##### Data for this task #####

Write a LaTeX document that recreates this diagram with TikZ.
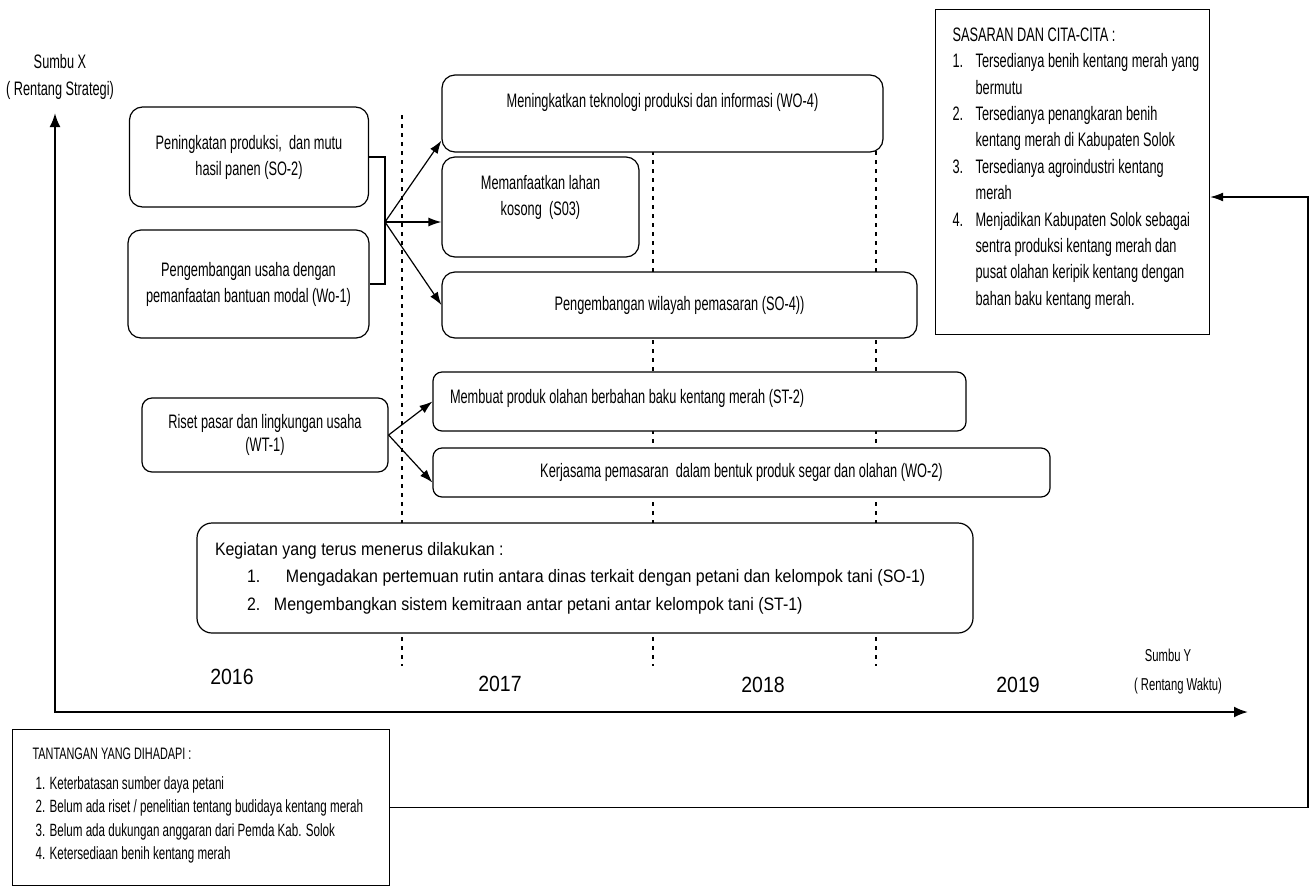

#####
##### Data for this task #####

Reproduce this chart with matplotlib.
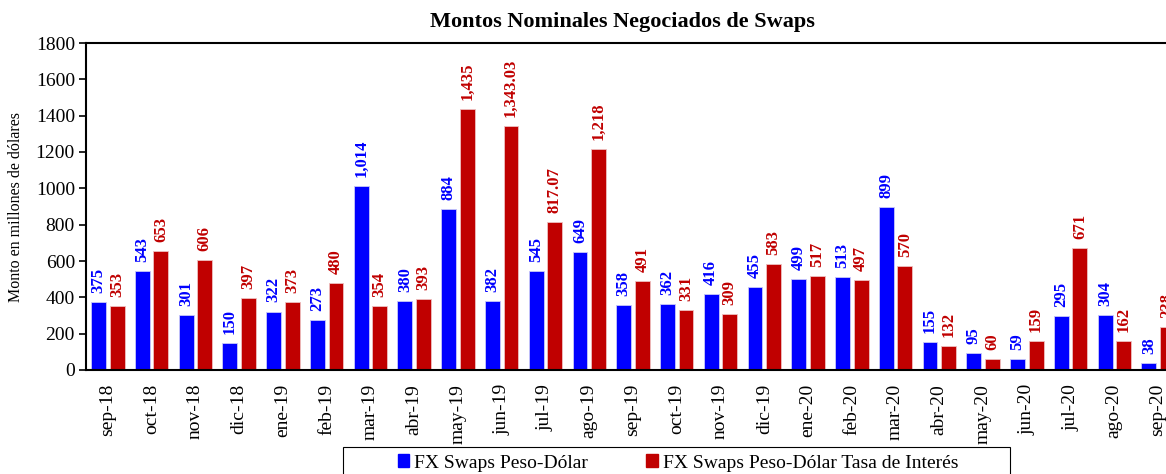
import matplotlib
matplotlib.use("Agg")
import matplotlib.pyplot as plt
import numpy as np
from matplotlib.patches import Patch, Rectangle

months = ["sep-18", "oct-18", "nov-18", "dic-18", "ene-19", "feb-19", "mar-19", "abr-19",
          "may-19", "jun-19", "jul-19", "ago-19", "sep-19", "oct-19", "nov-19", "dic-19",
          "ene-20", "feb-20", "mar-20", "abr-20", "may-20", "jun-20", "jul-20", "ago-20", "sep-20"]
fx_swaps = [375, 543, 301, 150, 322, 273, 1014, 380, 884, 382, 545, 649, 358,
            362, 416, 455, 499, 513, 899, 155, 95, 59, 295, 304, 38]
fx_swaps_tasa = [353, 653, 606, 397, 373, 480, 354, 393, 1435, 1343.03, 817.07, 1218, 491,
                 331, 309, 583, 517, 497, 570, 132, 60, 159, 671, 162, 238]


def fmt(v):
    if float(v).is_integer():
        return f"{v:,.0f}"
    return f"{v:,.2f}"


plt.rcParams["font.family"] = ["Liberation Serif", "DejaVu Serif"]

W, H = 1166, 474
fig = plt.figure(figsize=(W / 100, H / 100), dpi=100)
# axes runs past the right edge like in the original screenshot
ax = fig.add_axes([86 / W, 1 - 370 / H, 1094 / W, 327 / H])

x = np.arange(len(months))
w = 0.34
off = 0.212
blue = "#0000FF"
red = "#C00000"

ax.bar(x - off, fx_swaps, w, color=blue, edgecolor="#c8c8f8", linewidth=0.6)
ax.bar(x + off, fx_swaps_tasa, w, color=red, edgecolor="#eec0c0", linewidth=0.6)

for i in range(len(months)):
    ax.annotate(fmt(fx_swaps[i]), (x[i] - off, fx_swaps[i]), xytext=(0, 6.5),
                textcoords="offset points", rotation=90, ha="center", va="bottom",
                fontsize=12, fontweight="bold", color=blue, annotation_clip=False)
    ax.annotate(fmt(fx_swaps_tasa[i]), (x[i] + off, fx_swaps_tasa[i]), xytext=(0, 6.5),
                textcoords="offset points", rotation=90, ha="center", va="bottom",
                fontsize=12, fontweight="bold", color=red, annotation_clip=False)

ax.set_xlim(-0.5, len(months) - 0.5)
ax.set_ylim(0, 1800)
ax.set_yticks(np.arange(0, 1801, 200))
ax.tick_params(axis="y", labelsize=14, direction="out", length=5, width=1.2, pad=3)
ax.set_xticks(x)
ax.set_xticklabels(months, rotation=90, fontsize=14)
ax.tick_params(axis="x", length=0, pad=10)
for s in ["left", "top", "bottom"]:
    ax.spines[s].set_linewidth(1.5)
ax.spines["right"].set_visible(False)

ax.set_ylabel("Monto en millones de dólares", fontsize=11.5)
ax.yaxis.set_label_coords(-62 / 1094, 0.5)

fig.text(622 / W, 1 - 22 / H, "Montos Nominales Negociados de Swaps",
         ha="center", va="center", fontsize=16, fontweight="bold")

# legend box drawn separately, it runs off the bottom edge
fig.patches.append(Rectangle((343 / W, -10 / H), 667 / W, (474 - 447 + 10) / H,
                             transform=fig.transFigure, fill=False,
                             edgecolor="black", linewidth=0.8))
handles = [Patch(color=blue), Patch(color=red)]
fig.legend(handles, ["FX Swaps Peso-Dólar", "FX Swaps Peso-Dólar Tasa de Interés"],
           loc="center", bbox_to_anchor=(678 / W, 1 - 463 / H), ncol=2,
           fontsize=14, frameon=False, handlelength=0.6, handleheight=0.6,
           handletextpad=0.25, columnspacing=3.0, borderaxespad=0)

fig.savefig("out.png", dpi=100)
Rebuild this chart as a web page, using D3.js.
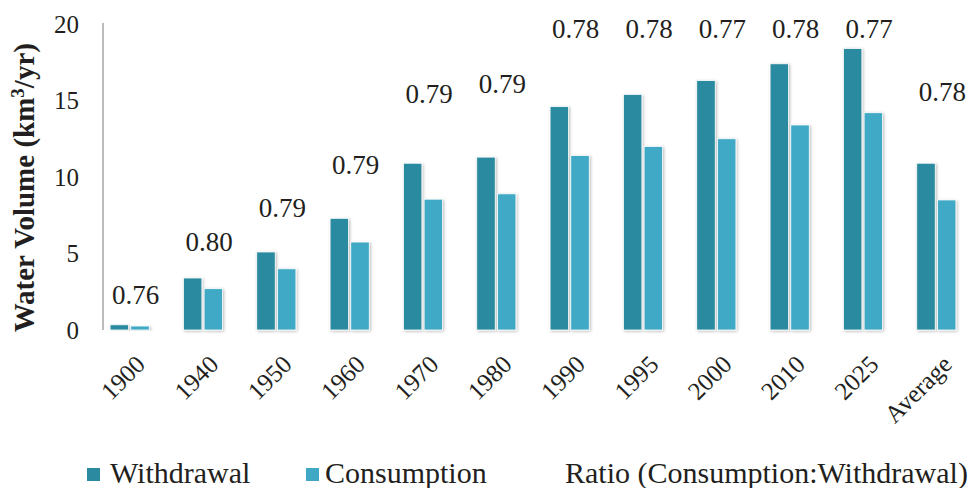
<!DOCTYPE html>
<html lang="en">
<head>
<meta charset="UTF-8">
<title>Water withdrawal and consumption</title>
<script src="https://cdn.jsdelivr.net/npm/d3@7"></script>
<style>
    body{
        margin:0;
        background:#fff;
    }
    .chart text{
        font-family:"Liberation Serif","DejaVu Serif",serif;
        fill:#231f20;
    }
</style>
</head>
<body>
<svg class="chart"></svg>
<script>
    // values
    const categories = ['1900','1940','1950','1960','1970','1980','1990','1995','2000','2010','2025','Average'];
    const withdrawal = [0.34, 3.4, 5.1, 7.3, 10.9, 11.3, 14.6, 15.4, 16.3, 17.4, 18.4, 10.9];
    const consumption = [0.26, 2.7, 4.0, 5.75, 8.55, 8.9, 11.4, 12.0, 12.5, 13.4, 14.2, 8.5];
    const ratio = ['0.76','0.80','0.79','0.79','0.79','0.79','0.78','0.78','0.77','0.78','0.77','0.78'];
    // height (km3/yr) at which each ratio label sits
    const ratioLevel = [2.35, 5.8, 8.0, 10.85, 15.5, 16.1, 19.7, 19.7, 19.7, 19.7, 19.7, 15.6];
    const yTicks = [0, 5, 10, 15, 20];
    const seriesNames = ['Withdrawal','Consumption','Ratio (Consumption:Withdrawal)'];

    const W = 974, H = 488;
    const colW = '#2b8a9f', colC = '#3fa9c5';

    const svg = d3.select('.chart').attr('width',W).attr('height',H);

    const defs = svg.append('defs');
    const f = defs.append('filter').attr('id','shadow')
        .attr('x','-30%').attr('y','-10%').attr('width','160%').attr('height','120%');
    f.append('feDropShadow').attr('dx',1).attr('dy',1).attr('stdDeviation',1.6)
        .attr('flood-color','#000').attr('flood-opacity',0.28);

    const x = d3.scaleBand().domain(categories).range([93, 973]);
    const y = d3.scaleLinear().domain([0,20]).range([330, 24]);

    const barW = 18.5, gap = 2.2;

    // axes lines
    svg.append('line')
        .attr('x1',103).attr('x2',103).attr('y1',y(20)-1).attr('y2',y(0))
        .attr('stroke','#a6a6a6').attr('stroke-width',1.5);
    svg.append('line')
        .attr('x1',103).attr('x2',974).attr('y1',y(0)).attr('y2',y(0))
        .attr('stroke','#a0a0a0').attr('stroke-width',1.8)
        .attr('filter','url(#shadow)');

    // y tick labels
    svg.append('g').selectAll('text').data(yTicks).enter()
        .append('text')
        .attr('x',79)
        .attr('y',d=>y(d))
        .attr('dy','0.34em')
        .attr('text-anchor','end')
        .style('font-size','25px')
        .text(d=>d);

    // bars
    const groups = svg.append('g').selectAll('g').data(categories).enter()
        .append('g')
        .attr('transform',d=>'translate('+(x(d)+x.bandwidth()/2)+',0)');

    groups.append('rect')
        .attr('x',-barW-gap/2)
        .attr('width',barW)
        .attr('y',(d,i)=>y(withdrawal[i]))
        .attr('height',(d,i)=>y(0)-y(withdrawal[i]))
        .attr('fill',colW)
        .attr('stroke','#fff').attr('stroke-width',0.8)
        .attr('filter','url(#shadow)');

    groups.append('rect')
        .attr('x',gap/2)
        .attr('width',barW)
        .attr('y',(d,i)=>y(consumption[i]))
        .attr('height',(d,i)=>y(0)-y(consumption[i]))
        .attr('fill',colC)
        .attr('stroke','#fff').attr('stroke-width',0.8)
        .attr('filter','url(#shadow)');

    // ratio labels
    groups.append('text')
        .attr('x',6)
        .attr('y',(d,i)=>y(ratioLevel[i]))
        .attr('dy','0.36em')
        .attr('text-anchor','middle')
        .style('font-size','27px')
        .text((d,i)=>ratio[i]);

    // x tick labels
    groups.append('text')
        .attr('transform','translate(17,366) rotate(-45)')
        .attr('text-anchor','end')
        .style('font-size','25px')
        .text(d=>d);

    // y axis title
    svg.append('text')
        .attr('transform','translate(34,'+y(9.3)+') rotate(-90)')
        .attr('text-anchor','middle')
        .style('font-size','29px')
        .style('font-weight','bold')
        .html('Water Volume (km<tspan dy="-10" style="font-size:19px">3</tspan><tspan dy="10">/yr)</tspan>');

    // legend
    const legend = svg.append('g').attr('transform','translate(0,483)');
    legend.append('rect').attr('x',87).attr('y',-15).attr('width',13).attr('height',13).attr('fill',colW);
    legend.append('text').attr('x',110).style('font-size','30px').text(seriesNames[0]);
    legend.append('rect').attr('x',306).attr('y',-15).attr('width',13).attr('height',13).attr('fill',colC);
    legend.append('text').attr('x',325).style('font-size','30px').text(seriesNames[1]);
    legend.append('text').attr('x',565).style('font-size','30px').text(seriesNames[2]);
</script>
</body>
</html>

#####
##### Data for this task #####

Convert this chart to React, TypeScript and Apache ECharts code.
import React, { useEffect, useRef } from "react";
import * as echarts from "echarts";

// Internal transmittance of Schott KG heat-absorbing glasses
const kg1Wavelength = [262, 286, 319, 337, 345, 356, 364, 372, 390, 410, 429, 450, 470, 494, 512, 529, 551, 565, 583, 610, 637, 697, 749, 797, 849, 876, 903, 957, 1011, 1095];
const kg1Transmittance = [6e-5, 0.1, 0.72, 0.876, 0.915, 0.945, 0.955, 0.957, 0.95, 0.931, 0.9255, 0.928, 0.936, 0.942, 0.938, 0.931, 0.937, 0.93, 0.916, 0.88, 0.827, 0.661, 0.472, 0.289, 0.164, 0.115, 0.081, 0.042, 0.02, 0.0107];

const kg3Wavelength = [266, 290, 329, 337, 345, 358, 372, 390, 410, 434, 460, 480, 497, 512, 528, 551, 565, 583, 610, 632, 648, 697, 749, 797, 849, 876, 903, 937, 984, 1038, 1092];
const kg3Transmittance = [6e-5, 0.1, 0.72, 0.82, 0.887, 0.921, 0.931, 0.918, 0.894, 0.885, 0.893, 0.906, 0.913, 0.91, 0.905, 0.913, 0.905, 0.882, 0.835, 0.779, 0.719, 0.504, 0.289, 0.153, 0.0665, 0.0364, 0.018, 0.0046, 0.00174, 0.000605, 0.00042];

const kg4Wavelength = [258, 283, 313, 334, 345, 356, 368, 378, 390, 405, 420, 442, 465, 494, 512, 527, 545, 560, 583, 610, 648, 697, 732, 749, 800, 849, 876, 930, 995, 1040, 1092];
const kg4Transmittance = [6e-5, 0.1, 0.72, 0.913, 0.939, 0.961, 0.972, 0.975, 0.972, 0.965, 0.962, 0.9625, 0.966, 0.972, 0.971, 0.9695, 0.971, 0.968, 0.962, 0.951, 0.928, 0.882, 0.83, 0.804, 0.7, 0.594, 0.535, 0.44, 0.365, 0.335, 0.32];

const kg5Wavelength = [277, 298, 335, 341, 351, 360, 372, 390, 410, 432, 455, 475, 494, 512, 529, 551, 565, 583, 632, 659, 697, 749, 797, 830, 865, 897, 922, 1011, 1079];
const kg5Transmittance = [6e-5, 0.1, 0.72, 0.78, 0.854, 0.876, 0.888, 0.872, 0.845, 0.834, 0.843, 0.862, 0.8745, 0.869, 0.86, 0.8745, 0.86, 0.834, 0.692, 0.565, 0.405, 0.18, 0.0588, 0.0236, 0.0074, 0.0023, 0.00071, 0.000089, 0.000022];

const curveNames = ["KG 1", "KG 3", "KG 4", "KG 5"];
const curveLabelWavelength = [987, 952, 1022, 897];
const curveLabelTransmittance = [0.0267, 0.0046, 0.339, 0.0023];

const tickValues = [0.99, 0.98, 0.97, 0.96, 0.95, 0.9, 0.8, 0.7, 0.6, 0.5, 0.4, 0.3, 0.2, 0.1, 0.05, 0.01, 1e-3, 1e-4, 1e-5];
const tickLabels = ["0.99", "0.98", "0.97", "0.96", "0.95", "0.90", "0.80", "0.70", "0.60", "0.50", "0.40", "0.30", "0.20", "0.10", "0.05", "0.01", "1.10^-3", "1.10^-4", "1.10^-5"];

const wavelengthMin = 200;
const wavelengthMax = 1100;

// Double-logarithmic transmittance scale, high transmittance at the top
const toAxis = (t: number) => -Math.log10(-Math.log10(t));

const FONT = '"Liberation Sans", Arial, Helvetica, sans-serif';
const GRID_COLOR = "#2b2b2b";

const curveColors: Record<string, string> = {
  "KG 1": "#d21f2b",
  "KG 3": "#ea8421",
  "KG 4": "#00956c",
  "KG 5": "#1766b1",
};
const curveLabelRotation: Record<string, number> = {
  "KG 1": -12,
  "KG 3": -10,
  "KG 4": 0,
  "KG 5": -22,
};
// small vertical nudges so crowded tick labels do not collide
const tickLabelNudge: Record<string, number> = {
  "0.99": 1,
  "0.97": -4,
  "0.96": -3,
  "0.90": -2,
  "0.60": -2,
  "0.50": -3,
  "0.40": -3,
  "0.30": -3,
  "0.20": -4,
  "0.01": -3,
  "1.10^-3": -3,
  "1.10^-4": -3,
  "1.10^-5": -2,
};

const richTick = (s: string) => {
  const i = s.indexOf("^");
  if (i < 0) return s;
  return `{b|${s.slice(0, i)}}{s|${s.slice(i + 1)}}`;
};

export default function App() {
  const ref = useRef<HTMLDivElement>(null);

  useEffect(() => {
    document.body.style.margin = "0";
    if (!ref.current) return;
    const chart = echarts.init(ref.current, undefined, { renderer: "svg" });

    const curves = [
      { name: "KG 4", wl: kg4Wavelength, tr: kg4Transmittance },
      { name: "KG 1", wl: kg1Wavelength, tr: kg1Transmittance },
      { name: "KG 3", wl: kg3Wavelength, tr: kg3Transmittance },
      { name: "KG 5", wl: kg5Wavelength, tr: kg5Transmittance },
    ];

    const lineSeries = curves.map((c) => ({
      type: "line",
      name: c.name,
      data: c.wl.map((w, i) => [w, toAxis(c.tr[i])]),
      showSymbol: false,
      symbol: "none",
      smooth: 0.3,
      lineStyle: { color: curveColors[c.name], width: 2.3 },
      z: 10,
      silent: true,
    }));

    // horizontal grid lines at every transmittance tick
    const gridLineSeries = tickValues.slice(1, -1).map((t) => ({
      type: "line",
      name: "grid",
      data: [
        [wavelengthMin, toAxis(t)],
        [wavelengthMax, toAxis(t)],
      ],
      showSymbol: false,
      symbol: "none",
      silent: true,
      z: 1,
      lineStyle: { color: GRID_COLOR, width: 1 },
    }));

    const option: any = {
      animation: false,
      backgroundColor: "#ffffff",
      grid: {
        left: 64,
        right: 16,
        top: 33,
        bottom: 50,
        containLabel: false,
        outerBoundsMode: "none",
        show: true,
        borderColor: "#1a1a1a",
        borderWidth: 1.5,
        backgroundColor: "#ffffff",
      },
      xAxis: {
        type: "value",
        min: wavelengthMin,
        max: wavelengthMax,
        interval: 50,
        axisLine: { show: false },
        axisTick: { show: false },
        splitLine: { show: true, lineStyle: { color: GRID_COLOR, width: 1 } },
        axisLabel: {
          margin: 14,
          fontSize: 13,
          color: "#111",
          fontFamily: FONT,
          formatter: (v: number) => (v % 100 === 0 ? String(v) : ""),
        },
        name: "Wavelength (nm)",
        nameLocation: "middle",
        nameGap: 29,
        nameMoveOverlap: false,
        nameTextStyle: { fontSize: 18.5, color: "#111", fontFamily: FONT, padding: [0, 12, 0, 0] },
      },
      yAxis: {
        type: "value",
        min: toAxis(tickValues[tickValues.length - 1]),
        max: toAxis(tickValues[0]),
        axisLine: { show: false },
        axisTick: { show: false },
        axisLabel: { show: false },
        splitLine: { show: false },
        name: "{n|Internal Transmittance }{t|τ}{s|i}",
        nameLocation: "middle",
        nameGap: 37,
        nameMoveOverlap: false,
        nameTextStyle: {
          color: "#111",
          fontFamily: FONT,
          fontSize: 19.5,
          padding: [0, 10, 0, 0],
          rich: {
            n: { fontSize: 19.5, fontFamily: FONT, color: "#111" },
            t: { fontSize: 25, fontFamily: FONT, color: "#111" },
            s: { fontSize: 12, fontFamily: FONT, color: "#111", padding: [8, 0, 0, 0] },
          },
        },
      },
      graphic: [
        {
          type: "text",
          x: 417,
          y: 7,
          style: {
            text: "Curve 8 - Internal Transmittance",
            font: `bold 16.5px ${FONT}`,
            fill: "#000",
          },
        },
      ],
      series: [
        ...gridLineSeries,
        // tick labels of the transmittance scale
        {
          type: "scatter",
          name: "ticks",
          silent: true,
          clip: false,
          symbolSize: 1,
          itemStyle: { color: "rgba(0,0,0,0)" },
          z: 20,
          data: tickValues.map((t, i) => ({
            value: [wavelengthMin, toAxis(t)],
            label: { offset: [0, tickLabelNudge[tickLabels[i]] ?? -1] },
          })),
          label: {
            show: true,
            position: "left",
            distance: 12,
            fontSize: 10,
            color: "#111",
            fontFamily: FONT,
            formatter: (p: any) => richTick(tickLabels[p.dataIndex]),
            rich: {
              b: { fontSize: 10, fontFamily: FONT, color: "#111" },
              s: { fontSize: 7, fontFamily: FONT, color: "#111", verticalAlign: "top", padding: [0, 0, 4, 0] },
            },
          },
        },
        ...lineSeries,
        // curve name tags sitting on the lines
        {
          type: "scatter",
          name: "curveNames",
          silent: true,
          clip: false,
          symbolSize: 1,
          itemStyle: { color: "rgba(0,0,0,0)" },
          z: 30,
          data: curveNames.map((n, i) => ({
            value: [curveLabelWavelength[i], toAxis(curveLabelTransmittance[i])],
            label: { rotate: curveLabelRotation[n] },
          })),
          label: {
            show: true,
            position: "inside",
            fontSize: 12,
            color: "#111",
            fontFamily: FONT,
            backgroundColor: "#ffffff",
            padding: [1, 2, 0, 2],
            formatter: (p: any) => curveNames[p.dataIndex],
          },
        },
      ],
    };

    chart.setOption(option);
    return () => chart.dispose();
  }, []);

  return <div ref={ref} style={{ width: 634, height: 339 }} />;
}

#####

Task to carry out – The line containing "Convert this chart" opens the part, and the line containing "0.042, 0.02, 0.0107];" closes it. Output that part exactly, with both, and only that.

The result –
Convert this chart to React, TypeScript and Apache ECharts code.
import React, { useEffect, useRef } from "react";
import * as echarts from "echarts";

// Internal transmittance of Schott KG heat-absorbing glasses
const kg1Wavelength = [262, 286, 319, 337, 345, 356, 364, 372, 390, 410, 429, 450, 470, 494, 512, 529, 551, 565, 583, 610, 637, 697, 749, 797, 849, 876, 903, 957, 1011, 1095];
const kg1Transmittance = [6e-5, 0.1, 0.72, 0.876, 0.915, 0.945, 0.955, 0.957, 0.95, 0.931, 0.9255, 0.928, 0.936, 0.942, 0.938, 0.931, 0.937, 0.93, 0.916, 0.88, 0.827, 0.661, 0.472, 0.289, 0.164, 0.115, 0.081, 0.042, 0.02, 0.0107];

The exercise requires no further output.